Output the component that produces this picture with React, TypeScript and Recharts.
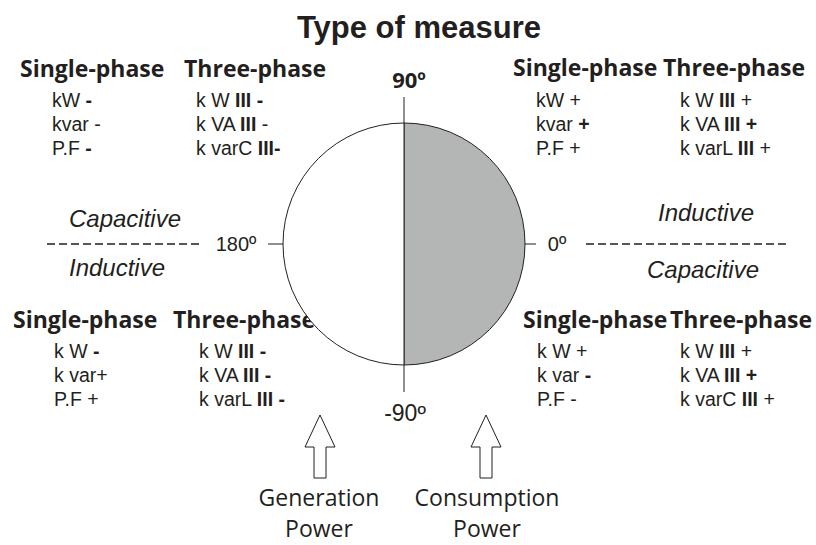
import React from 'react';
import { PieChart, Pie, Cell, Customized } from 'recharts';

// two half-plane sectors: right = consumption (shaded), left = generation
const halves = [
  { name: 'Consumption', value: 180 },
  { name: 'Generation', value: 180 },
];
const halfColors = ['#b4b6b6', '#ffffff'];

const title = 'Type of measure';
const headings = ['Single-phase', 'Three-phase'];

// '*' wraps bold parts
const topLeftSingle = ['kW *-*', 'kvar -', 'P.F *-*'];
const topLeftThree = ['k W *III* *-*', 'k VA *III* -', 'k varC *III-*'];
const topRightSingle = ['kW +', 'kvar *+*', 'P.F +'];
const topRightThree = ['k W *III* +', 'k VA *III* *+*', 'k varL *III* +'];
const bottomLeftSingle = ['k W *-*', 'k var+', 'P.F +'];
const bottomLeftThree = ['k W *III* *-*', 'k VA *III* *-*', 'k varL *III* *-*'];
const bottomRightSingle = ['k W +', 'k var *-*', 'P.F -'];
const bottomRightThree = ['k W *III* +', 'k VA *III* *+*', 'k varC *III* +'];

const angleLabels = ['90º', '180º', '0º', '-90º'];
const loadLabels = ['Capacitive', 'Inductive'];
const powerLabels = [['Generation', 'Power'], ['Consumption', 'Power']];

const W = 816;
const H = 545;
const CX = 404;
const CY = 244;
const R = 121;

const HEAD_FONT = '"Open Sans", sans-serif';
const BODY_FONT = '"Liberation Sans", Arial, sans-serif';

function Rich({ x, y, text }: { x: number; y: number; text: string }) {
  const parts = text.split('*');
  return (
    <text x={x} y={y} fontFamily={BODY_FONT} fontSize={19.5} fill="#231f20">
      {parts.map((p, i) => (
        <tspan key={i} fontWeight={i % 2 === 1 ? 'bold' : 'normal'}>
          {p}
        </tspan>
      ))}
    </text>
  );
}

function Block({
  sx, tx, hsx, htx, hy, rows, single, three,
}: {
  sx: number; tx: number; hsx: number; htx: number; hy: number; rows: number[];
  single: string[]; three: string[];
}) {
  return (
    <g>
      <text x={hsx} y={hy} fontFamily={HEAD_FONT} fontWeight="bold" fontSize={23} fill="#231f20">
        {headings[0]}
      </text>
      <text x={htx} y={hy} fontFamily={HEAD_FONT} fontWeight="bold" fontSize={23} fill="#231f20">
        {headings[1]}
      </text>
      {single.map((s, i) => <Rich key={'s' + i} x={sx} y={rows[i]} text={s} />)}
      {three.map((s, i) => <Rich key={'t' + i} x={tx} y={rows[i]} text={s} />)}
    </g>
  );
}

function Arrow({ x }: { x: number }) {
  const top = 415, base = 447, bottom = 478, hw = 15, sw = 6;
  const d = `M${x} ${top} L${x + hw} ${base} L${x + sw} ${base} L${x + sw} ${bottom} L${x - sw} ${bottom} L${x - sw} ${base} L${x - hw} ${base} Z`;
  return <path d={d} fill="#fff" stroke="#231f20" strokeWidth={1} />;
}

function Overlay() {
  const topRows = [107, 131, 155];
  const bottomRows = [358, 382, 406];
  return (
    <g>
      <text x={419} y={38} textAnchor="middle" fontFamily={BODY_FONT} fontWeight="bold" fontSize={31} fill="#231f20">
        {title}
      </text>

      {/* axes */}
      <line x1={CX} y1={97} x2={CX} y2={392} stroke="#231f20" strokeWidth={1} />
      <line x1={268} y1={CY} x2={536} y2={CY} stroke="#231f20" strokeWidth={1} />
      <line x1={47} y1={CY} x2={203} y2={CY} stroke="#231f20" strokeWidth={1.3} strokeDasharray="8 4" />
      <line x1={586} y1={CY} x2={790} y2={CY} stroke="#231f20" strokeWidth={1.3} strokeDasharray="8 4" />

      <text x={409} y={88} textAnchor="middle" fontFamily={HEAD_FONT} fontWeight="bold" fontSize={22} fill="#231f20">
        {angleLabels[0]}
      </text>
      <text x={236} y={251} textAnchor="middle" fontFamily={BODY_FONT} fontSize={20} fill="#231f20">
        {angleLabels[1]}
      </text>
      <text x={557} y={251} textAnchor="middle" fontFamily={BODY_FONT} fontSize={20} fill="#231f20">
        {angleLabels[2]}
      </text>
      <text x={405} y={421} textAnchor="middle" fontFamily={BODY_FONT} fontSize={23} fill="#231f20">
        {angleLabels[3]}
      </text>

      <g fontFamily={BODY_FONT} fontStyle="italic" fontSize={24} fill="#231f20">
        <text x={125} y={227} textAnchor="middle">{loadLabels[0]}</text>
        <text x={117} y={276} textAnchor="middle">{loadLabels[1]}</text>
        <text x={706} y={221} textAnchor="middle">{loadLabels[1]}</text>
        <text x={703} y={278} textAnchor="middle">{loadLabels[0]}</text>
      </g>

      <Block hsx={20} htx={184} sx={52} tx={196} hy={77} rows={topRows} single={topLeftSingle} three={topLeftThree} />
      <Block hsx={513} htx={663} sx={536} tx={680} hy={76} rows={topRows} single={topRightSingle} three={topRightThree} />
      <Block hsx={13} htx={173} sx={54} tx={199} hy={328} rows={bottomRows} single={bottomLeftSingle} three={bottomLeftThree} />
      <Block hsx={523} htx={670} sx={537} tx={680} hy={328} rows={bottomRows} single={bottomRightSingle} three={bottomRightThree} />

      <Arrow x={320} />
      <Arrow x={486} />
      <g fontFamily={HEAD_FONT} fontSize={23} fill="#231f20" textAnchor="middle">
        <text x={319} y={506}>{powerLabels[0][0]}</text>
        <text x={319} y={537}>{powerLabels[0][1]}</text>
        <text x={487} y={506}>{powerLabels[1][0]}</text>
        <text x={487} y={537}>{powerLabels[1][1]}</text>
      </g>
    </g>
  );
}

export default function App() {
  return (
    <div style={{ position: 'absolute', left: 0, top: 0, width: W, height: H, background: '#fff' }}>
      <PieChart width={W} height={H} margin={{ top: 0, right: 0, bottom: 0, left: 0 }}>
        <Pie
          data={halves}
          dataKey="value"
          nameKey="name"
          cx={CX}
          cy={CY}
          outerRadius={R}
          startAngle={90}
          endAngle={-270}
          stroke="#231f20"
          strokeWidth={1}
          label={false}
          labelLine={false}
          isAnimationActive={false}
        >
          {halves.map((h, i) => (
            <Cell key={h.name} fill={halfColors[i]} />
          ))}
        </Pie>
        <Customized component={<Overlay />} />
      </PieChart>
    </div>
  );
}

————————

- _Request_:
Repeat, exactly and in full, each line from the start of the data to the line that contains "const halfColors = ['#b4b6b6', '#ffffff'];". Pictures do not go in.

- _Reply to the task_:
Output the component that produces this picture with React, TypeScript and Recharts.
import React from 'react';
import { PieChart, Pie, Cell, Customized } from 'recharts';

// two half-plane sectors: right = consumption (shaded), left = generation
const halves = [
  { name: 'Consumption', value: 180 },
  { name: 'Generation', value: 180 },
];
const halfColors = ['#b4b6b6', '#ffffff'];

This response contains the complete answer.